# WHAT IS REQUIRED
Print nothing but the lines from the start of the listing below through the line that contains "(t2) at (267,404)". Do not include the pictures.

# DATA FOR THIS EXERCISE
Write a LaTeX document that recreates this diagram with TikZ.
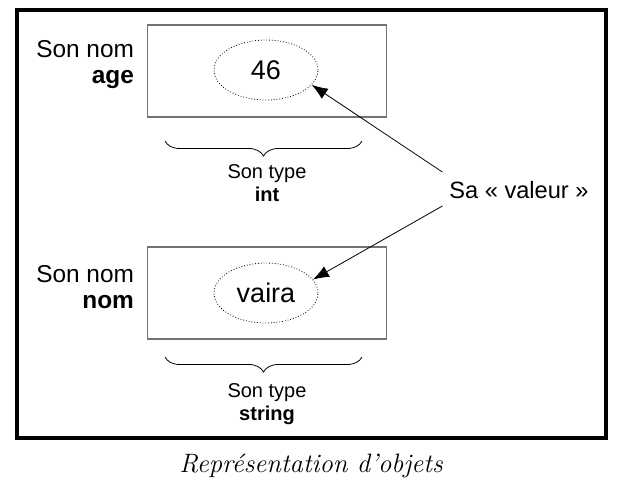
\documentclass[tikz,border=0pt]{standalone}
\usepackage{fontspec}
\newfontfamily\arial{Liberation Sans}
\usetikzlibrary{decorations.pathreplacing, arrows.meta, shapes.geometric, positioning}

\tikzset{
  box/.style={draw=black!55, line width=0.6pt, minimum width=119.5pt, minimum height=46pt},
  val/.style={ellipse, draw, densely dotted, line width=0.4pt, minimum width=52pt, minimum height=30pt, font=\arial\fontsize{13.5}{15}\selectfont},
  lbl/.style={align=right, anchor=east, font=\arial\fontsize{12.2}{13}\selectfont},
  typ/.style={align=center, font=\arial\fontsize{10}{11.5}\selectfont},
  brc/.style={decorate, decoration={brace, mirror, amplitude=7.5pt}, line width=0.4pt},
}

\begin{document}
\begin{tikzpicture}[x=0.5pt, y=-0.5pt, >={Latex[length=8pt, width=6pt]}]
  \useasboundingbox (0,0) rectangle (623,495);
  \draw[line width=2pt] (17,10) rectangle (606,438);

  % first variable
  \node[box] (b1) at (267,71) {};
  \node[val] (v1) at (266,70) {46};
  \node[lbl] (n1) at (141,65) {Son nom\\\textbf{age}};
  \draw[brc] (165,141) -- (362,141);
  \node[typ] (t1) at (267,183) {Son type\\\textbf{int}};

  % second variable
  \node[box] (b2) at (267,293) {};
  \node[val] (v2) at (266,293) {vaira};
  \node[lbl] (n2) at (141,287) {Son nom\\\textbf{nom}};
  \draw[brc] (165,357) -- (362,357);
  \node[typ] (t2) at (267,404) {Son type\\\textbf{string}};

  % the value
  \node[font=\arial\fontsize{11.8}{13}\selectfont] (sv) at (519,190) {Sa « valeur »};

  \draw
  ([yshift=9pt]sv.west) edge[->, line width=0.4pt] (v1.-18)
  ([yshift=-8pt]sv.west) edge[->, line width=0.4pt] (v2.16);

  \node[font=\fontsize{13.3}{15}\selectfont\itshape] (cap) at (311,466) {Représentation d'objets};
\end{tikzpicture}
\end{document}
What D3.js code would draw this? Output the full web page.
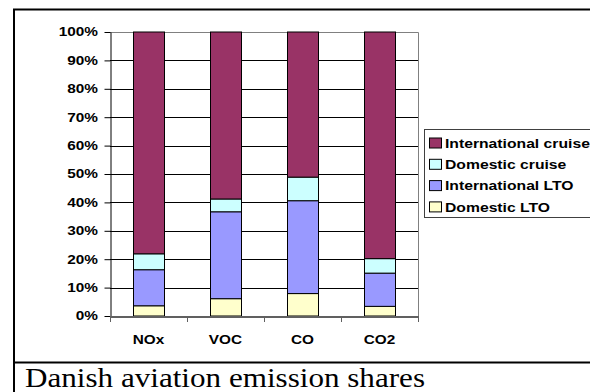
<!DOCTYPE html>
<html>
<head>
<meta charset="utf-8">
<script src="https://cdn.jsdelivr.net/npm/d3@7/dist/d3.min.js"></script>
<style>
  html, body { margin: 0; padding: 0; background: #fff; overflow: hidden; }
  svg { display: block; }
</style>
</head>
<body>
<svg id="chart" width="590" height="392"></svg>
<script>
// Emission shares (%) by pollutant, stacked from the ground up
const categories = ["NOx", "VOC", "CO", "CO2"];
const seriesNames = ["Domestic LTO", "International LTO", "Domestic cruise", "International cruise"];
const domesticLTO = [3.6, 6.1, 7.9, 3.4];
const internationalLTO = [12.7, 30.6, 32.7, 11.7];
const domesticCruise = [5.6, 4.5, 8.3, 5.1];
const internationalCruise = [78.1, 58.8, 51.1, 79.8];
const yTicks = [0, 10, 20, 30, 40, 50, 60, 70, 80, 90, 100];
const legendOrder = ["International cruise", "Domestic cruise", "International LTO", "Domestic LTO"];
const caption = "Danish aviation emission shares";

const colors = {
  "Domestic LTO": "#FFFFCC",
  "International LTO": "#9999FF",
  "Domestic cruise": "#CCFFFF",
  "International cruise": "#993366"
};

const rows = categories.map((c, i) => ({
  category: c,
  "Domestic LTO": domesticLTO[i],
  "International LTO": internationalLTO[i],
  "Domestic cruise": domesticCruise[i],
  "International cruise": internationalCruise[i]
}));

const svg = d3.select("#chart");
const font = "'Liberation Sans', Arial, sans-serif";
const stretch = 1.28; // wide rendering of the sans labels

const plot = { left: 110, right: 418, top: 32, bottom: 316 };

const x = d3.scaleBand()
  .domain(categories)
  .range([plot.left, plot.right])
  .paddingInner(0.6)
  .paddingOuter(0.3);

const y = d3.scaleLinear().domain([0, 100]).range([plot.bottom, plot.top]);

// horizontally widened label helper
function wideText(g, tx, ty, str, anchor, size, sx) {
  const grp = g.append("g").attr("transform", `translate(${tx},${ty}) scale(${sx},1)`);
  grp.append("text")
    .attr("x", 0).attr("y", 0)
    .attr("text-anchor", anchor)
    .attr("font-family", font)
    .attr("font-weight", "bold")
    .attr("font-size", size)
    .attr("fill", "#000")
    .text(str);
  return grp;
}

// outer frame and caption divider
svg.append("rect").attr("x", 0).attr("y", 0).attr("width", 590).attr("height", 392).attr("fill", "#fff");
svg.append("path")
  .attr("d", "M14,392 V9.5 H592")
  .attr("fill", "none").attr("stroke", "#000").attr("stroke-width", 2);
svg.append("line")
  .attr("x1", 13).attr("x2", 592).attr("y1", 362.5).attr("y2", 362.5)
  .attr("stroke", "#000").attr("stroke-width", 2);

// gridlines
svg.append("g").selectAll("line")
  .data(yTicks.filter(t => t > 0 && t < 100))
  .join("line")
  .attr("x1", plot.left).attr("x2", plot.right)
  .attr("y1", d => Math.round(y(d)) + 0.5).attr("y2", d => Math.round(y(d)) + 0.5)
  .attr("stroke", "#000").attr("stroke-width", 1);

// plot area border
svg.append("path")
  .attr("d", `M${plot.left},${plot.top + 0.5} H${plot.right + 0.5} V${plot.bottom}`)
  .attr("fill", "none").attr("stroke", "#808080").attr("stroke-width", 1);

// stacked bars
const stack = d3.stack().keys(seriesNames);
const layers = stack(rows);
svg.append("g").selectAll("g")
  .data(layers)
  .join("g")
  .attr("fill", d => colors[d.key])
  .selectAll("rect")
  .data(d => d)
  .join("rect")
  .attr("x", d => Math.round(x(d.data.category)) + 0.5)
  .attr("y", d => y(d[1]))
  .attr("width", Math.round(x.bandwidth()))
  .attr("height", d => y(d[0]) - y(d[1]))
  .attr("stroke", "#000")
  .attr("stroke-width", 1);

// y axis
const yAxis = svg.append("g")
  .attr("transform", `translate(${plot.left + 0.5},0)`)
  .call(d3.axisLeft(y).tickValues(yTicks).tickFormat(d => d + "%").tickSize(6).tickSizeOuter(0));
yAxis.select(".domain").attr("stroke", "#000");
yAxis.selectAll(".tick line").attr("stroke", "#000");
yAxis.selectAll(".tick text").remove();
yTicks.forEach(t => {
  wideText(svg, 98, y(t) + 4.3, t + "%", "end", 12, stretch);
});

// x axis
const xAxis = svg.append("g")
  .attr("transform", `translate(0,${plot.bottom + 0.5})`)
  .call(d3.axisBottom(x).tickSize(0).tickSizeOuter(0).tickFormat(""));
xAxis.select(".domain").attr("stroke", "#606060").attr("stroke-width", 2);
const step = x.step();
const boundaries = d3.range(categories.length + 1).map(i => plot.left + i * step);
svg.append("g").selectAll("line")
  .data(boundaries)
  .join("line")
  .attr("x1", d => Math.round(d) + 0.5).attr("x2", d => Math.round(d) + 0.5)
  .attr("y1", plot.bottom).attr("y2", plot.bottom + 6)
  .attr("stroke", "#606060").attr("stroke-width", 1);
categories.forEach(c => {
  wideText(svg, x(c) + x.bandwidth() / 2, 344, c, "middle", 12, stretch);
});

// legend
const legend = svg.append("g");
legend.append("rect")
  .attr("x", 424.5).attr("y", 129.5).attr("width", 200).attr("height", 88)
  .attr("fill", "#fff").attr("stroke", "#404040").attr("stroke-width", 1);
legendOrder.forEach((name, i) => {
  const cy = 143 + i * 21.3;
  legend.append("rect")
    .attr("x", 429.5).attr("y", cy - 5)
    .attr("width", 12).attr("height", 10)
    .attr("fill", colors[name]).attr("stroke", "#000").attr("stroke-width", 1);
  wideText(legend, 445, cy + 4.7, name, "start", 13, 1.21);
});

// caption
svg.append("text")
  .attr("x", 25).attr("y", 387)
  .attr("font-family", "'Liberation Serif', 'Times New Roman', serif")
  .attr("font-size", 26.5)
  .attr("textLength", 400)
  .attr("lengthAdjust", "spacingAndGlyphs")
  .attr("fill", "#000")
  .text(caption);
</script>
</body>
</html>
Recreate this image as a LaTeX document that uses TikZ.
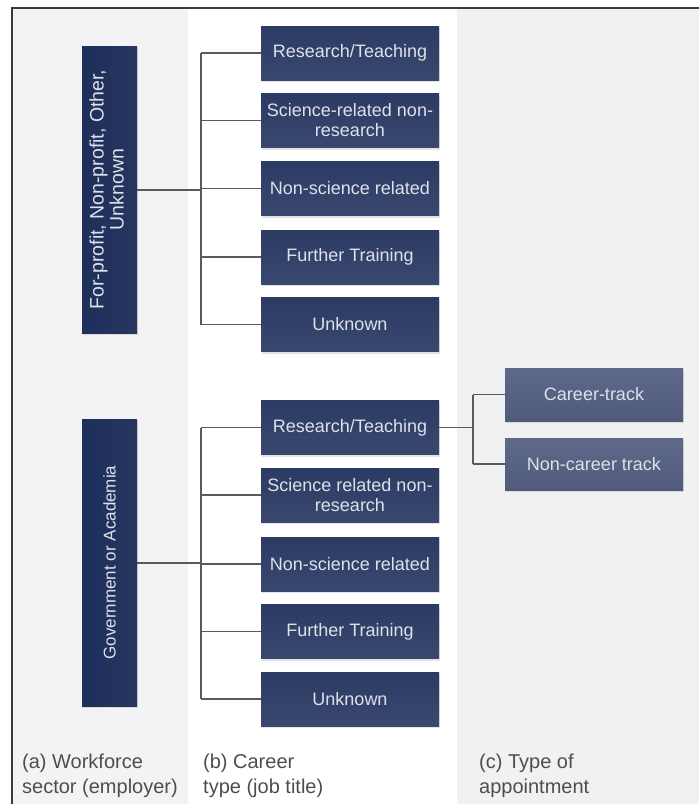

# SOLUTION TO THIS PROBLEM
Write a LaTeX document that recreates this diagram with TikZ.
\documentclass[tikz,border=0pt]{standalone}
\usepackage{fontspec}
\newfontfamily\arial{Liberation Sans}
\usetikzlibrary{decorations.pathreplacing, arrows.meta, shapes.geometric, positioning}

\tikzset{
  box/.style={draw=black!55, line width=0.6pt, minimum width=119.5pt, minimum height=46pt},
  val/.style={ellipse, draw, densely dotted, line width=0.4pt, minimum width=52pt, minimum height=30pt, font=\arial\fontsize{13.5}{15}\selectfont},
  lbl/.style={align=right, anchor=east, font=\arial\fontsize{12.2}{13}\selectfont},
  typ/.style={align=center, font=\arial\fontsize{10}{11.5}\selectfont},
  brc/.style={decorate, decoration={brace, mirror, amplitude=7.5pt}, line width=0.4pt},
}

\begin{document}
\begin{tikzpicture}[x=0.5pt, y=-0.5pt, >={Latex[length=8pt, width=6pt]}]
  \useasboundingbox (0,0) rectangle (623,495);
  \draw[line width=2pt] (17,10) rectangle (606,438);

  % first variable
  \node[box] (b1) at (267,71) {};
  \node[val] (v1) at (266,70) {46};
  \node[lbl] (n1) at (141,65) {Son nom\\\textbf{age}};
  \draw[brc] (165,141) -- (362,141);
  \node[typ] (t1) at (267,183) {Son type\\\textbf{int}};

  % second variable
  \node[box] (b2) at (267,293) {};
  \node[val] (v2) at (266,293) {vaira};
  \node[lbl] (n2) at (141,287) {Son nom\\\textbf{nom}};
  \draw[brc] (165,357) -- (362,357);
  \node[typ] (t2) at (267,404) {Son type\\\textbf{string}};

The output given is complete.